TallboyOne · 13 years ago
I'd also like to know this

Deleted Comment

malandrew · 13 years ago
Awesome. I've gotten my IP banned several times after the browser crashed and I reopened the tabs (I had too many HN threads open prior to crash, enough to trigger the ban)
saurik · 13 years ago
Yeah... if I open Chrome I am pretty much guaranteed to be banned for days. :( The mechanism should really be changed to account for this: a ton of requests per second for only a few seconds should not trigger an issue, it should be a number of requests per second spike along with some sustained usage per minute. I actually made modifications to Chrome to change how it loads tabs mainly because of Hacker News' weird IP ban system, but I still got burned recently as I accidentally hit "undo close tab" one too many times, which reopened an entire window.
ars · 13 years ago
On firefox turn on the option "Don't load tabs until selected". I don't see this option in chrome.

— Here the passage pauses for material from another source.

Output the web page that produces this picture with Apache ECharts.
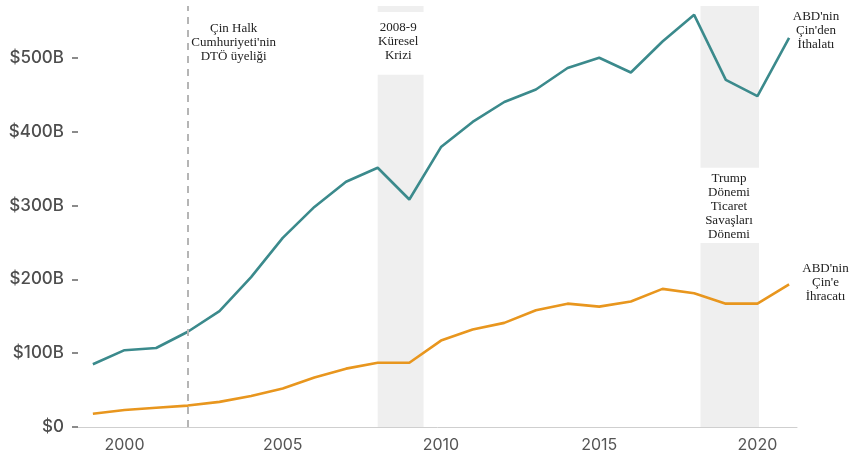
<!DOCTYPE html>
<html>
<head>
<meta charset="utf-8">
<script src="https://cdn.jsdelivr.net/npm/echarts@6/dist/echarts.min.js"></script>
<style>
html,body{margin:0;padding:0;background:#fff;}
#chart{width:850px;height:459px;}
</style>
</head>
<body>
<div id="chart"></div>
<script>
const years = [1999,2000,2001,2002,2003,2004,2005,2006,2007,2008,2009,2010,2011,2012,2013,2014,2015,2016,2017,2018,2019,2020,2021];
const imports = [85,104,107,129,157,203,256,298,332,351,308,379,413,440,457,486,500,480,522,558,470,448,527];
const exportsData = [18,23,26,29,34,42,52,67,79,87,87,117,132,141,158,167,163,170,187,181,167,167,193];
const xTicks = [2000,2005,2010,2015,2020];
const yTicks = [0,100,200,300,400,500];
const wtoYear = 2002;
const crisisSpan = [2008, 2009.45];
const tradeWarSpan = [2018.2, 2020.05];
const crisisGap = [477, 562];
const tradeWarGap = [249, 351];
const yTop = 570;

const annotations = [
  {x: 2003.45, y: 520, text: "Çin Halk\nCumhuriyeti'nin\nDTÖ üyeliği"},
  {x: 2008.65, y: 522, text: "2008-9\nKüresel\nKrizi"},
  {x: 2019.1, y: 299, text: "Trump\nDönemi\nTicaret\nSavaşları\nDönemi"},
  {x: 2021.85, y: 537, text: "ABD'nin\nÇin'den\nİthalatı"},
  {x: 2022.15, y: 196, text: "ABD'nin\nÇin'e\nİhracatı"}
];

const chart = echarts.init(document.getElementById('chart'), null, {renderer: 'canvas'});
const shade = '#efefef';
function span(s, y0, y1){ return [{xAxis: s[0], yAxis: y0}, {xAxis: s[1], yAxis: y1}]; }

chart.setOption({
  animation: false,
  backgroundColor: '#fff',
  grid: {left: 78, right: 53, top: 6, bottom: 32},
  xAxis: {
    type: 'value', min: 1998.53, max: 2021.25,
    splitLine: {show: false},
    axisLine: {show: true, lineStyle: {color: '#cfcfcf', width: 1}},
    axisTick: {show: false},
    axisLabel: {customValues: xTicks, color: '#555', fontSize: 16, fontFamily: 'Inter', margin: 10,
      formatter: v => String(v)}
  },
  yAxis: {
    type: 'value', min: 0, max: yTop,
    splitLine: {show: false},
    axisLine: {show: false},
    axisTick: {show: true, customValues: yTicks, length: 6, lineStyle: {color: '#666', width: 1.5}},
    axisLabel: {customValues: yTicks, color: '#4e4e4e', fontSize: 17, fontWeight: 500, fontFamily: 'Inter', margin: 14,
      formatter: v => v === 0 ? '$0' : '$' + v + 'B'}
  },
  series: [
    {
      type: 'line', z: 1, data: [], silent: true,
      markArea: {
        silent: true,
        itemStyle: {color: shade},
        data: [
          span(crisisSpan, 0, crisisGap[0]),
          span(crisisSpan, crisisGap[1], yTop),
          span(tradeWarSpan, 0, tradeWarGap[0]),
          span(tradeWarSpan, tradeWarGap[1], yTop)
        ]
      },
      markLine: {
        silent: true, symbol: 'none', label: {show: false},
        lineStyle: {type: [7, 6], color: '#b5b5b5', width: 2},
        data: [{xAxis: wtoYear}]
      }
    },
    {
      name: 'imports', type: 'line', z: 3, showSymbol: false,
      data: years.map((y, i) => [y, imports[i]]),
      lineStyle: {color: '#3b8a8c', width: 2.6}, itemStyle: {color: '#3b8a8c'}
    },
    {
      name: 'exports', type: 'line', z: 3, showSymbol: false,
      data: years.map((y, i) => [y, exportsData[i]]),
      lineStyle: {color: '#e8961e', width: 2.6}, itemStyle: {color: '#e8961e'}
    }
  ]
});

chart.setOption({
  graphic: annotations.map(a => {
    const p = chart.convertToPixel({gridIndex: 0}, [a.x, a.y]);
    return {
      type: 'text', x: p[0], y: p[1], z: 10,
      style: {text: a.text, fill: '#222', font: '13px "Liberation Serif"', align: 'center', verticalAlign: 'middle', lineHeight: 14}
    };
  })
});
</script>
</body>
</html>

It speeds up browser startup dramatically. Especially when you leave lots of tabs open as your "to read" list.

tjoff · 13 years ago
My solution is to use a firewall with per-application rules and just turn off network access for chrome before I launch it. On my laptop I just unplug the wired/wireless network for during the launch. This was mainly because of HN but also has the added benefit of taking less system resources since a blank page typically is less resource hungry than a real page.

Firefox has a better solution for this but then again, I don't use firefox.

Revisor · 13 years ago
Happened to me as well with starting Opera. I felt as if my most loved uncle slammed the door in front of my face.

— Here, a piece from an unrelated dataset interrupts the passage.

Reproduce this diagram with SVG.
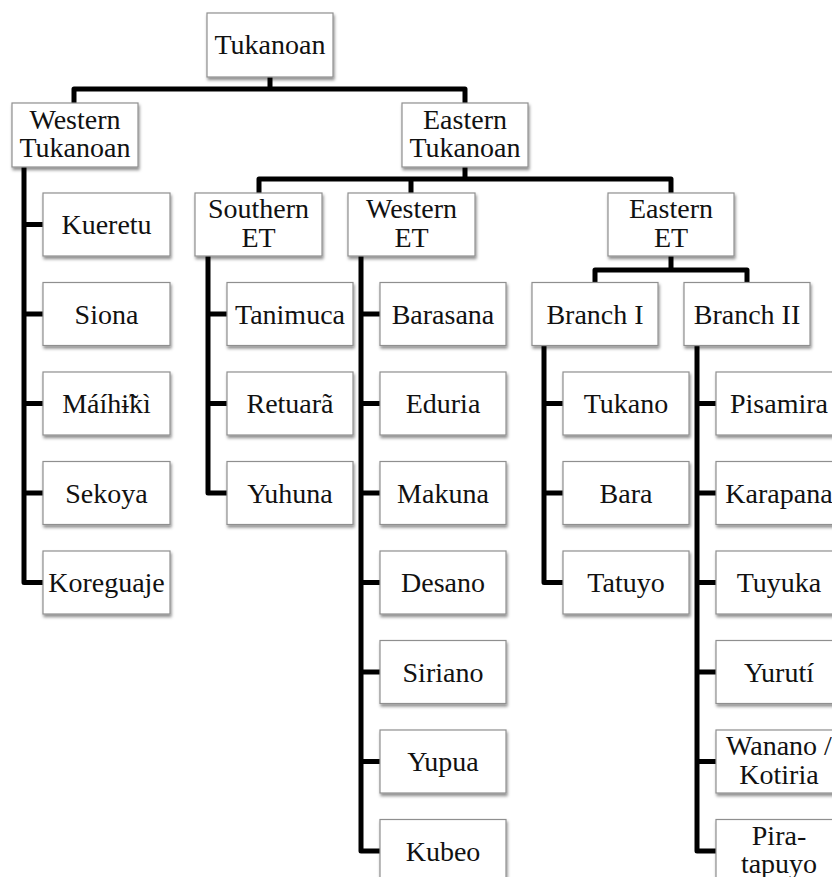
<svg xmlns="http://www.w3.org/2000/svg" width="832" height="877" viewBox="0 0 832 877">
<defs>
<filter id="sh" x="-10%" y="-10%" width="130%" height="140%">
<feDropShadow dx="1" dy="2.5" stdDeviation="1.5" flood-color="#000" flood-opacity="0.45"/>
</filter>
<style>
.b{fill:#fff;stroke:#8f8f8f;stroke-width:1.2;filter:url(#sh)}
.t{font-family:"Liberation Serif","Times New Roman",serif;font-size:28px;fill:#111;text-anchor:middle}
.c{fill:none;stroke:#000;stroke-width:5;stroke-linejoin:round}
</style>
</defs>
<rect width="832" height="877" fill="#fff"/>
<g id="connectors" class="c">
<path d="M270,77V89M74,103V89H465V103"/>
<path d="M465,167V179M259,193V179H671V193M411,179V193"/>
<path d="M671,256V270M595,283V270H747V283"/>
<path d="M24,167V582.5H43M24,224.5H43M24,314H43M24,403.5H43M24,493H43"/>
<path d="M208,256V493H227M208,314H227M208,403.5H227"/>
<path d="M361,256V851H380M361,314H380M361,403.5H380M361,493H380M361,582.5H380M361,672H380M361,761.5H380"/>
<path d="M544,345V582.5H563M544,403.5H563M544,493H563"/>
<path d="M697,345V851H716M697,403.5H716M697,493H716M697,582.5H716M697,672H716M697,761.5H716"/>
</g>
<g id="n-tukanoan"><rect class="b" x="207" y="13" width="126" height="64"/><text class="t" x="270" y="54">Tukanoan</text></g>
<g id="n-western-tukanoan"><rect class="b" x="12" y="103" width="126" height="64"/><text class="t" x="75" y="128.5">Western</text><text class="t" x="75" y="157">Tukanoan</text></g>
<g id="n-eastern-tukanoan"><rect class="b" x="402" y="103" width="126" height="64"/><text class="t" x="465" y="128.5">Eastern</text><text class="t" x="465" y="157">Tukanoan</text></g>
<g id="n-southern-et"><rect class="b" x="195" y="193" width="127" height="63"/><text class="t" x="258.5" y="218">Southern</text><text class="t" x="258.5" y="246.5">ET</text></g>
<g id="n-western-et"><rect class="b" x="348" y="193" width="127" height="63"/><text class="t" x="411.5" y="218">Western</text><text class="t" x="411.5" y="246.5">ET</text></g>
<g id="n-eastern-et"><rect class="b" x="608" y="193" width="126" height="63"/><text class="t" x="671" y="218">Eastern</text><text class="t" x="671" y="246.5">ET</text></g>
<g id="n-branch-1"><rect class="b" x="532" y="282.5" width="126" height="63"/><text class="t" x="595" y="323.5">Branch I</text></g>
<g id="n-branch-2"><rect class="b" x="684" y="282.5" width="126" height="63"/><text class="t" x="747" y="323.5">Branch II</text></g>
<g id="n-kueretu"><rect class="b" x="43" y="193" width="127" height="63"/><text class="t" x="106.5" y="234">Kueretu</text></g>
<g id="n-siona"><rect class="b" x="43" y="282.5" width="127" height="63"/><text class="t" x="106.5" y="323.5">Siona</text></g>
<g id="n-maihiki"><rect class="b" x="43" y="372" width="127" height="63"/><text class="t" x="106.5" y="413">Máíhɨ̃kì</text></g>
<g id="n-sekoya"><rect class="b" x="43" y="461.5" width="127" height="63"/><text class="t" x="106.5" y="502.5">Sekoya</text></g>
<g id="n-koreguaje"><rect class="b" x="43" y="551" width="127" height="63"/><text class="t" x="106.5" y="592">Koreguaje</text></g>
<g id="n-tanimuca"><rect class="b" x="227" y="282.5" width="126" height="63"/><text class="t" x="290" y="323.5">Tanimuca</text></g>
<g id="n-retuara"><rect class="b" x="227" y="372" width="126" height="63"/><text class="t" x="290" y="413">Retuarã</text></g>
<g id="n-yuhuna"><rect class="b" x="227" y="461.5" width="126" height="63"/><text class="t" x="290" y="502.5">Yuhuna</text></g>
<g id="n-barasana"><rect class="b" x="380" y="282.5" width="126" height="63"/><text class="t" x="443" y="323.5">Barasana</text></g>
<g id="n-eduria"><rect class="b" x="380" y="372" width="126" height="63"/><text class="t" x="443" y="413">Eduria</text></g>
<g id="n-makuna"><rect class="b" x="380" y="461.5" width="126" height="63"/><text class="t" x="443" y="502.5">Makuna</text></g>
<g id="n-desano"><rect class="b" x="380" y="551" width="126" height="63"/><text class="t" x="443" y="592">Desano</text></g>
<g id="n-siriano"><rect class="b" x="380" y="640.5" width="126" height="63"/><text class="t" x="443" y="681.5">Siriano</text></g>
<g id="n-yupua"><rect class="b" x="380" y="730" width="126" height="63"/><text class="t" x="443" y="771">Yupua</text></g>
<g id="n-kubeo"><rect class="b" x="380" y="819.5" width="126" height="63"/><text class="t" x="443" y="860.5">Kubeo</text></g>
<g id="n-tukano"><rect class="b" x="563" y="372" width="126" height="63"/><text class="t" x="626" y="413">Tukano</text></g>
<g id="n-bara"><rect class="b" x="563" y="461.5" width="126" height="63"/><text class="t" x="626" y="502.5">Bara</text></g>
<g id="n-tatuyo"><rect class="b" x="563" y="551" width="126" height="63"/><text class="t" x="626" y="592">Tatuyo</text></g>
<g id="n-pisamira"><rect class="b" x="716" y="372" width="126" height="63"/><text class="t" x="779" y="413">Pisamira</text></g>
<g id="n-karapana"><rect class="b" x="716" y="461.5" width="126" height="63"/><text class="t" x="779" y="502.5">Karapana</text></g>
<g id="n-tuyuka"><rect class="b" x="716" y="551" width="126" height="63"/><text class="t" x="779" y="592">Tuyuka</text></g>
<g id="n-yuruti"><rect class="b" x="716" y="640.5" width="126" height="63"/><text class="t" x="779" y="681.5">Yurutí</text></g>
<g id="n-wanano"><rect class="b" x="716" y="730" width="126" height="63"/><text class="t" x="779" y="755">Wanano /</text><text class="t" x="779" y="783.5">Kotiria</text></g>
<g id="n-piratapuyo"><rect class="b" x="716" y="819.5" width="126" height="63"/><text class="t" x="779" y="844.5">Pira-</text><text class="t" x="779" y="873">tapuyo</text></g>
</svg>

I only loaded so many pages because I love HN. :)

The ban was lifted a few days later, not sure if automatically or thanks to my (unresponded) email request.

evx · 13 years ago
In my experience the banning is too strict.

It is triggered very quickly and it seems to last forever (maybe 15min would be better?).

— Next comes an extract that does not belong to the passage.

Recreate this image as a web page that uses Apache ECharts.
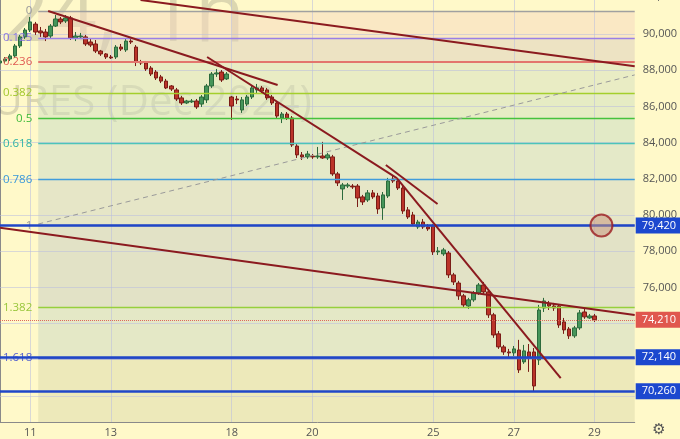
<!DOCTYPE html>
<html><head><meta charset="utf-8">
<script src="https://cdn.jsdelivr.net/npm/echarts@6/dist/echarts.min.js"></script>
<style>html,body{margin:0;padding:0;background:#fff9c9}#c{width:680px;height:439px}</style>
</head><body><div id="c"></div>
<script>
// ---- data ----
const days = ['8','11','12','13','14','15','18','19','20','21','22','25','26','27','28','29'];
const barsPerDay = [6,8,8,8,8,8,8,8,8,8,8,8,8,8,8,9];
const labelDays = ['11','13','18','20','25','27','29'];

const opens = [88400,88510,88620,88790,89340,89840,
 90220,90550,90170,90110,89890,90440,90830,90720,
 90890,89780,89840,89840,89560,89450,89060,88900,
 88730,88730,89280,89120,89610,89280,88460,88400,
 88120,87900,87630,87400,87130,86910,86470,86190,
 86250,86300,86130,86360,87130,87790,87900,87520,
 86520,86410,85800,86130,86520,86910,87020,86910,
 86520,86190,85360,85580,85360,83810,83320,83210,
 83260,83210,83260,83150,83210,82270,81440,81600,
 81600,81600,81000,80830,81220,81050,80390,81050,
 81990,81880,81490,80280,80000,79340,79610,79340,
 79390,77960,77850,77900,76690,76240,75530,74970,
 75310,75690,76130,75750,74480,73430,72710,72430,
 72380,72540,71880,72430,72430,71990,74860,75080,
 74970,74970,74090,73700,73320,73760,74640,74310,
 74420];
const closes = [88510,88620,88790,89340,89840,90220,
 90670,90110,90060,89840,90440,90830,90670,90890,
 89780,89890,89890,89450,89390,89060,88900,88730,
 88680,89280,89170,89610,89560,88460,88400,88070,
 87790,87570,87400,87020,86960,86410,86190,86300,
 86300,85970,86520,87130,87790,87850,87460,87790,
 86020,86360,86360,86520,87020,87020,86850,86470,
 86190,85470,85580,85360,83870,83320,83210,83370,
 83210,83260,83150,83320,82270,81770,81660,81660,
 81550,80940,80720,81220,81000,80330,81110,81880,
 81880,81490,80220,79890,79500,79610,79340,79230,
 77960,78010,78070,76690,76300,75530,75030,75310,
 75690,76130,75750,74480,73370,72710,72430,72380,
 72600,71440,72490,72160,70550,74750,75250,74970,
 74860,73920,73650,73320,73760,74590,74370,74420,
 74210];
const lows = [88290,88400,88510,88680,89230,89730,
 90110,89950,89840,89610,89780,90390,90550,90610,
 89670,89610,89730,89340,89280,88950,88790,88620,
 88620,88620,89060,89010,89450,88230,88290,87960,
 87680,87460,87290,86960,86850,86300,86080,86130,
 86190,85860,85970,86190,87020,87630,87350,87460,
 85250,86130,85640,86020,86410,86740,86740,86360,
 86080,85360,85080,85250,83760,83150,83040,83100,
 83100,83100,83100,83040,82160,81600,80830,81490,
 81440,80440,80550,80720,80890,80060,79730,80940,
 81770,81380,80060,79780,79390,79230,79230,79120,
 77790,77790,77740,76520,76130,75310,74860,74810,
 75200,75580,75640,74310,73210,72600,72270,72160,
 72210,71270,71770,71330,70260,71710,74640,74750,
 74700,73760,73430,73150,73210,73650,74260,74260,
 74090];
const highs = [88620,88730,88900,89450,89950,90330,
 90940,90670,90390,90280,90550,91050,90940,91050,
 91000,90110,90060,89950,89730,89670,89120,88950,
 88840,89390,89450,89780,89780,89390,88570,88510,
 88230,88010,87740,87520,87180,87020,86580,86360,
 86410,86410,86630,87240,87900,88070,88010,87900,
 86580,86580,86520,86630,87130,87240,87130,87020,
 86630,86300,85690,85690,85470,83920,83480,83540,
 83370,83760,84040,83430,83320,82380,81770,81770,
 81710,81710,81110,81380,81380,81220,81270,82050,
 82210,82050,81600,80440,80170,79730,79780,79500,
 79500,78230,78180,78010,76800,76360,75640,75420,
 75800,76240,76300,75860,74590,73590,72820,72600,
 72760,73100,72820,72870,72650,75030,75420,75250,
 75140,75080,74310,73810,73870,74750,74860,74530,
 74530];

const yTickLabels = [76000,78000,80000,82000,84000,86000,88000,90000];
const yGrid = [70000,72000,74000,76000,78000,80000,82000,84000,86000,88000,90000];

const fibHigh = 91270, fibLow = 79420;
const fibLevels = [0,0.125,0.236,0.382,0.5,0.618,0.786,1,1.382,1.618,2.618];
const fibStartBar = 7.59;

const levelLines = [79420, 72140, 70260];
const lastPrice = 74210;

// trend lines: [barIndex, price]
const trendA = [[9.56,91270],[55.11,87180]];
const trendB = [[41.11,88730],[78.77,82040]];
const trendC = [[76.6,82760],[86.86,80610]];
const trendD = [[78.77,82040],[111.31,70990]];
const trendE = [[0,79290],[126,74470]];
const trendG = [[27.9,91880],[126,88220]];
const dashedF = [[7.59,79500],[126,87740]];
const circlePt = [[119.4,79420]];

// ---- build ----
const categories = [];
const dayStart = {};
days.forEach((d,di)=>{ for(let k=0;k<barsPerDay[di];k++){ if(k===0) dayStart[d]=categories.length; categories.push(d+'|'+k);} });
const N = categories.length; // 127
const candleData = categories.map((c,i)=> i<opens.length ? [opens[i],closes[i],lows[i],highs[i]] : '-');
const vGrid = labelDays.map(d=>dayStart[d]);
const fibPrice = l => fibHigh - l*(fibHigh-fibLow);

const fibLineColors = ['#a0a0a0','#9b7fe6','#e3766e','#a4cf2c','#45c23c','#4cc4ba','#3f9cdc','#a0a0a0','#96d03c','#5c6bc0','#888'];
const fibLabelColors = ['#999999','#8a78e0','#e05a52','#a2c72c','#3fbb3a','#30b2a6','#3a98d8','#999999','#98c63a','#5763cc','#888'];
const zoneColors = ['rgba(245,215,191,0.5)','rgba(219,205,189,0.5)','rgba(211,223,191,0.5)','rgba(205,223,191,0.5)',
 'rgba(197,219,195,0.5)','rgba(201,217,199,0.5)','rgba(205,211,197,0.5)','rgba(197,203,195,0.5)','rgba(201,215,195,0.5)','rgba(219,217,171,0.5)'];

const zoneData = [];
for(let i=0;i<fibLevels.length-1;i++){
  zoneData.push([{coord:[fibStartBar,fibPrice(fibLevels[i])],itemStyle:{color:zoneColors[i]}},{coord:[N-1,fibPrice(fibLevels[i+1])]}]);
}
const fibLineData = [];
for(let i=0;i<fibLevels.length-1;i++){
  const p = fibPrice(fibLevels[i]);
  fibLineData.push([{coord:[fibStartBar,p],lineStyle:{color:fibLineColors[i],width:i===2?2:1.3,type:'solid'},
     label:{show:true,position:'start',distance:6,formatter:String(fibLevels[i]),color:fibLabelColors[i]}},{coord:[N-1,p]}]);
}

const FONT = '"Open Sans", "DejaVu Sans", sans-serif';
const trendSeries = [trendA,trendB,trendC,trendD,trendE,trendG].map(d=>({
  type:'line', xAxisIndex:1, yAxisIndex:0, data:d, symbol:'none', z:5, silent:true,
  lineStyle:{color:'#8b1a1f', width:2}
}));

const option = {
  animation:false,
  backgroundColor:'#fff9c9',
  textStyle:{fontFamily:FONT},
  grid:{left:-1.5, right:42.5, top:0, bottom:17, containLabel:false},
  xAxis:[{
    type:'category', data:categories, boundaryGap:false,
    axisLine:{show:true, lineStyle:{color:'#8a8a8a'}},
    axisTick:{show:false},
    axisLabel:{interval:(i,v)=>v.endsWith('|0') && labelDays.includes(v.split('|')[0]),
      formatter:v=>v.split('|')[0], color:'#555', fontSize:11, margin:5, fontFamily:FONT},
    splitLine:{show:false}
  },{
    type:'value', min:0, max:N-1, show:false, splitLine:{show:false}
  }],
  yAxis:[{
    type:'value', position:'right', min:68560, max:91880, scale:true,
    axisLine:{show:true, lineStyle:{color:'#8a8a8a'}},
    axisTick:{show:false},
    splitLine:{show:false},
    axisLabel:{customValues:yTickLabels, formatter:v=>v.toLocaleString('en-US'), color:'#555', fontSize:11, margin:8, fontFamily:FONT}
  }],
  graphic:[
    {type:'text', x:118, y:18, z:1, silent:true, style:{text:'RIZ2024,', font:'82px "Open Sans", sans-serif', fill:'rgba(80,80,80,0.2)', textAlign:'right', textVerticalAlign:'middle'}},
    {type:'text', x:245, y:18, z:1, silent:true, style:{text:'1h', font:'82px "Open Sans", sans-serif', fill:'rgba(80,80,80,0.2)', textAlign:'right', textVerticalAlign:'middle'}},
    {type:'text', x:312, y:103, z:1, silent:true, style:{text:'RTS INDEX FUTURES (Dec 2024)', font:'42px "Open Sans", sans-serif', fill:'rgba(80,80,80,0.2)', textAlign:'right', textVerticalAlign:'middle'}},
    {type:'text', x:645, y:-3, style:{text:'92,000', font:'11px "Open Sans", sans-serif', fill:'#555', textVerticalAlign:'middle'}},
    {type:'text', x:659, y:430, style:{text:'\u2699', font:'15px "DejaVu Sans", sans-serif', fill:'#555', textAlign:'center', textVerticalAlign:'middle'}}
  ],
  series:[
    {type:'line', name:'zones', xAxisIndex:1, data:[], silent:true,
      markArea:{silent:true, z:1, data:zoneData}},
    {type:'line', name:'grid', xAxisIndex:1, data:[], silent:true,
      markLine:{silent:true, z:1.2, symbol:'none', label:{show:false},
        lineStyle:{color:'rgba(185,190,222,0.55)', width:1, type:'solid'},
        data: yGrid.map(v=>({yAxis:v})).concat(vGrid.map(v=>({xAxis:v})))}},
    {type:'candlestick', name:'RIZ2024', xAxisIndex:0, yAxisIndex:0, data:candleData, barWidth:4, z:3,
      itemStyle:{color:'#46955a', color0:'#bb3329', borderColor:'#2c6a3c', borderColor0:'#7a1c17', borderWidth:1}},
    {type:'line', name:'fib', xAxisIndex:1, data:[], silent:true,
      markLine:{silent:true, z:4, symbol:'none', label:{fontSize:11.5, fontFamily:FONT}, data:fibLineData}},
    {type:'line', name:'levels', xAxisIndex:1, data:[], silent:true,
      markLine:{silent:true, z:4.5, symbol:'none',
        data: levelLines.map(v=>({yAxis:v, lineStyle:{color:'#1f46c8', width:2.5, type:'solid'},
          label:{show:true, position:'end', distance:1, formatter:v.toLocaleString('en-US'), color:'#fff',
            backgroundColor:'#1c48cf', padding:[3,6,2,6], fontSize:11, fontFamily:FONT}}))
          .concat([{yAxis:lastPrice, lineStyle:{color:'#e0675c', width:1, type:'dotted'},
          label:{show:true, position:'end', distance:1, formatter:lastPrice.toLocaleString('en-US'), color:'#fff',
            backgroundColor:'#e0574e', padding:[3,6,2,6], fontSize:11, fontFamily:FONT}}])}},
    {type:'line', name:'dashed', xAxisIndex:1, data:dashedF, symbol:'none', z:4, silent:true,
      lineStyle:{color:'#9a9a9a', width:1, type:[5,4]}},
    ...trendSeries,
    {type:'scatter', name:'circle', xAxisIndex:1, data:circlePt, symbol:'circle', symbolSize:22, z:6, silent:true,
      itemStyle:{color:'rgba(200,150,125,0.65)', borderColor:'#9b1b1f', borderWidth:2}}
  ]
};
const chart = echarts.init(document.getElementById('c'), null, {renderer:'canvas'});
chart.setOption(option);
</script></body></html>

I ask pg to kindly consider making it a bit more lenient.

I doubt HN goes under deliberate/malicious attacks, etc...

I'm making a HN extension that preloads some data such as the comments and the links on the next page (it's still with reasonable delays).

But at the moment it's impossible for it to function without risking the user getting banned.

EwanToo · 13 years ago
I've no doubt that HN is under pretty much constant deliberate, malicious attacks.

Pretty much any site with decent traffic is under constant attack, and the high profile of HN means it'll be under far more scrutiny than others.

nkurz · 13 years ago
Repost from "Show dead" that relates to this issue:

[−]sunstone1 10 hours ago | link [dead]

Well I never had my IP banned but I did have my account hell banned after about a dozen posts as you can see. Oh, actually no, you can't see, because it's banned. No, I never bothered to get another account, now I'm just a taker not a giver.

Most of the time it's clear why a user was banned, but looking at sunstone's history I don't really see a reason. While the algorithm will never be perfect, it would be nice if there was a clearer solution for misfires.